_REQUIRED TASK:_ Set down the data below from its first line to the line holding "import plotly.graph_objects as go", inclusive; omit all pictures.

_DATA SEGMENT:_

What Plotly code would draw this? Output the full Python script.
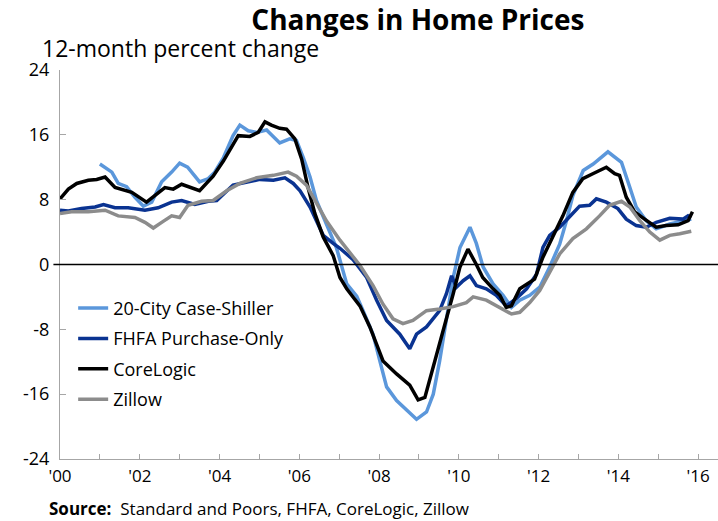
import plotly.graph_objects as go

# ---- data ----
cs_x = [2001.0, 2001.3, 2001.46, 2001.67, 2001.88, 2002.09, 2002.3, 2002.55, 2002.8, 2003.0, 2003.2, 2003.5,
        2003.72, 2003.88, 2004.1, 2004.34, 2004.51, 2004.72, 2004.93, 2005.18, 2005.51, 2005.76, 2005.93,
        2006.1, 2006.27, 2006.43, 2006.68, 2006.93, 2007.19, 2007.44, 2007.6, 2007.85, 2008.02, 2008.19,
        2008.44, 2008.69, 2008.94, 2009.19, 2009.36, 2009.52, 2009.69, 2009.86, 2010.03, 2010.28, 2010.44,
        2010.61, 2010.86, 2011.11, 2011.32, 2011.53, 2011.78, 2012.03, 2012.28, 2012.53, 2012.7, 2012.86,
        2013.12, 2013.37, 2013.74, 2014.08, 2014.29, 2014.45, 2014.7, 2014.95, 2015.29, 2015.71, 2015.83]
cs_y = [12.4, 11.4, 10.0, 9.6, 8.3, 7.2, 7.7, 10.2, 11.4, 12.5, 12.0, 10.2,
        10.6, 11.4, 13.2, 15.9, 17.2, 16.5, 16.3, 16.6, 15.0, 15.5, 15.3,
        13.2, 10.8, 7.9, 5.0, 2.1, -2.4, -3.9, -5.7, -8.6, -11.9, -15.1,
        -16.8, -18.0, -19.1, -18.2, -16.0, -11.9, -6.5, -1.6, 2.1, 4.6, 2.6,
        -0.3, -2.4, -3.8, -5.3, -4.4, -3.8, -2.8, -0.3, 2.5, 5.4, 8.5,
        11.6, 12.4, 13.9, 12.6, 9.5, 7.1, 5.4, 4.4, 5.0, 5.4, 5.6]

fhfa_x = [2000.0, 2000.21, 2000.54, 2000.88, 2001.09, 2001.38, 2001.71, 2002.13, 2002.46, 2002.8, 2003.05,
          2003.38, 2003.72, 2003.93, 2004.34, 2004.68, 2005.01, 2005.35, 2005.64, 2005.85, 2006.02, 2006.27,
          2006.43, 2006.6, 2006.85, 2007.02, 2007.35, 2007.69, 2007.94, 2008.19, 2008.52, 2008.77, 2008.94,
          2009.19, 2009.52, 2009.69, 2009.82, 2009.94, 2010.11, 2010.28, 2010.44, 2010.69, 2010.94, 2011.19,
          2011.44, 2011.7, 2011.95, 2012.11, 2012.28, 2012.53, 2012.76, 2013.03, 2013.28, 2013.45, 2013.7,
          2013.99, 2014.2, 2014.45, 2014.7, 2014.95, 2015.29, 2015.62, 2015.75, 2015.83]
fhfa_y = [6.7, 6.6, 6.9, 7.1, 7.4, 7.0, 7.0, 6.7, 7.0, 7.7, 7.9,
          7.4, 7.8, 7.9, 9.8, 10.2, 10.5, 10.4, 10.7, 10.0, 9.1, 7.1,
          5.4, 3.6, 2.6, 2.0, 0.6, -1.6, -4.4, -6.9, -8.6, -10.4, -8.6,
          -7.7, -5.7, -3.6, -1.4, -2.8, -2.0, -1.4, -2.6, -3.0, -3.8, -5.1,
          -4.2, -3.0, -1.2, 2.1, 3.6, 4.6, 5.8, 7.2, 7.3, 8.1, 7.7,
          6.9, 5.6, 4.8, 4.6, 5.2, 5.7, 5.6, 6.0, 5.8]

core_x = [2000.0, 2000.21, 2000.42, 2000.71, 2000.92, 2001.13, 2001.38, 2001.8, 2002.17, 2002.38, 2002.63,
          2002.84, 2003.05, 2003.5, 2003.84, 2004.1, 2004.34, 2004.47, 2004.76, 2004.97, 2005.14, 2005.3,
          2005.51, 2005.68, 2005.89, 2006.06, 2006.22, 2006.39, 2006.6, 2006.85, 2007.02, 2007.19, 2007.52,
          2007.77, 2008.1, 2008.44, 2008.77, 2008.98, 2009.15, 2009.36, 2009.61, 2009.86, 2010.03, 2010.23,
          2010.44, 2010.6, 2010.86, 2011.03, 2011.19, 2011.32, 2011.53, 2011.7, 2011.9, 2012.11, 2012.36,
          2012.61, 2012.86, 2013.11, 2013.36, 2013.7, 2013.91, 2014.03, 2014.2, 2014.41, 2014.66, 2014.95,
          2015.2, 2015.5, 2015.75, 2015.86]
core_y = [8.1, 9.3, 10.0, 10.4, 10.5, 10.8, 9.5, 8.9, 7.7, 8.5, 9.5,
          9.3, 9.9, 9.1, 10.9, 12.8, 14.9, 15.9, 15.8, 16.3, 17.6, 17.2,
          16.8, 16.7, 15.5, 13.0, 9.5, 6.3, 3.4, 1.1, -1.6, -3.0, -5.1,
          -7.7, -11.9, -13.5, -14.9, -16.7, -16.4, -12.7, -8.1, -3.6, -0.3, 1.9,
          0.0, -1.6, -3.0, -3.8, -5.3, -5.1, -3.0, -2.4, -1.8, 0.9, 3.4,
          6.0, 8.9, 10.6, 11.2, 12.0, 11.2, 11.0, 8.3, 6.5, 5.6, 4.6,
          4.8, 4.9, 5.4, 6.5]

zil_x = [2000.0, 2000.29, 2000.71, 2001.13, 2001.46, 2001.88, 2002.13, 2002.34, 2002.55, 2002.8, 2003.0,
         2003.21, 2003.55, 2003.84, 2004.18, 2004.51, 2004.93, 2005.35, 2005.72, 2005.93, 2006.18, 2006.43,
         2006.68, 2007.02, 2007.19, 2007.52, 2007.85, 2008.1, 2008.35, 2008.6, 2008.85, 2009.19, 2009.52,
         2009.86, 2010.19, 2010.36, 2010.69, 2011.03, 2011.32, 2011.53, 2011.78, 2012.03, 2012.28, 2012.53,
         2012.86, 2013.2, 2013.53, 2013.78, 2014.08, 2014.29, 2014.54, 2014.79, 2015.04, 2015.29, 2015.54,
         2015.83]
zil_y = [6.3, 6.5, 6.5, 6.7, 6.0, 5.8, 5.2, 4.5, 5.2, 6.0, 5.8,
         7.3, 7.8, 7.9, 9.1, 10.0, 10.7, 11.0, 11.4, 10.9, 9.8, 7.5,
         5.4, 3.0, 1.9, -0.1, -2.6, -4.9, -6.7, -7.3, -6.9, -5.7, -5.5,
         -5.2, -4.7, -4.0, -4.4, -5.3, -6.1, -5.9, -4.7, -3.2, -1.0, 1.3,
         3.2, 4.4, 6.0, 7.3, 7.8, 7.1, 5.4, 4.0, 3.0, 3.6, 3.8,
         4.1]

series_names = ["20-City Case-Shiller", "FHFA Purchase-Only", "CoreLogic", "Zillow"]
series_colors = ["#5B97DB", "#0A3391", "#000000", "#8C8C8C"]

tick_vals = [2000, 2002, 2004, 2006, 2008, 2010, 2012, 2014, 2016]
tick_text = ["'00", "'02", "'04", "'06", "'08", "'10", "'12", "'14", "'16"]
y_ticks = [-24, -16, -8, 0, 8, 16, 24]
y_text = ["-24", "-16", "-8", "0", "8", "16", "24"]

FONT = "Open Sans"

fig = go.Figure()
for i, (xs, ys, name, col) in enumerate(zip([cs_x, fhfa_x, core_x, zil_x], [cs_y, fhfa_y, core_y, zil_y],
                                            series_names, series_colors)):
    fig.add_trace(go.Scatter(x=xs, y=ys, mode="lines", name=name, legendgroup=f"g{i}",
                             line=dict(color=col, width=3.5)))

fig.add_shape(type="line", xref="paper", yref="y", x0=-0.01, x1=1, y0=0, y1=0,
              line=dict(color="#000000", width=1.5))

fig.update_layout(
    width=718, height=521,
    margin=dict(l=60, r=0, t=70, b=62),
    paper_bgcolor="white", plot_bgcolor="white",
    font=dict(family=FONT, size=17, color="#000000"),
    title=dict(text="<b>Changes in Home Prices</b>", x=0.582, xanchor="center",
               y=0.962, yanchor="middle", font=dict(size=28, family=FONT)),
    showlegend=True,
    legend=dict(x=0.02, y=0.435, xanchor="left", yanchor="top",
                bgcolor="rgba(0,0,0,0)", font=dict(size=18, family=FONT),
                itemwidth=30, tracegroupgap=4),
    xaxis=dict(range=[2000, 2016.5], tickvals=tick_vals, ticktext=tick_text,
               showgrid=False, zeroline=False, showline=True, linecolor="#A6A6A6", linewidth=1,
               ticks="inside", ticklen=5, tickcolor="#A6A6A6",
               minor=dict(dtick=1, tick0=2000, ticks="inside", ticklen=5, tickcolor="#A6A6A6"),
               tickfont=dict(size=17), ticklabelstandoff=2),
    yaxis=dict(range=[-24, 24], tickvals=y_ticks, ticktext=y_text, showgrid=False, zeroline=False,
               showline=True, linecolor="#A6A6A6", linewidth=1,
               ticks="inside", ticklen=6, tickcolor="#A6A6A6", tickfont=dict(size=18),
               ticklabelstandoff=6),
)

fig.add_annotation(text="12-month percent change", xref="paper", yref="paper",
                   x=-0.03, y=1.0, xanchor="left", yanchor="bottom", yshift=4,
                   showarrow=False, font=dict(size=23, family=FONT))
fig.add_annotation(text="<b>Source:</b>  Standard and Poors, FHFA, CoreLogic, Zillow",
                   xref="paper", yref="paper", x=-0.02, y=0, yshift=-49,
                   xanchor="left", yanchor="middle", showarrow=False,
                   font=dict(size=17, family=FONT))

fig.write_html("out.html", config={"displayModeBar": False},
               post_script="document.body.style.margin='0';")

_WRITTEN SOLUTION:_
What Plotly code would draw this? Output the full Python script.
import plotly.graph_objects as go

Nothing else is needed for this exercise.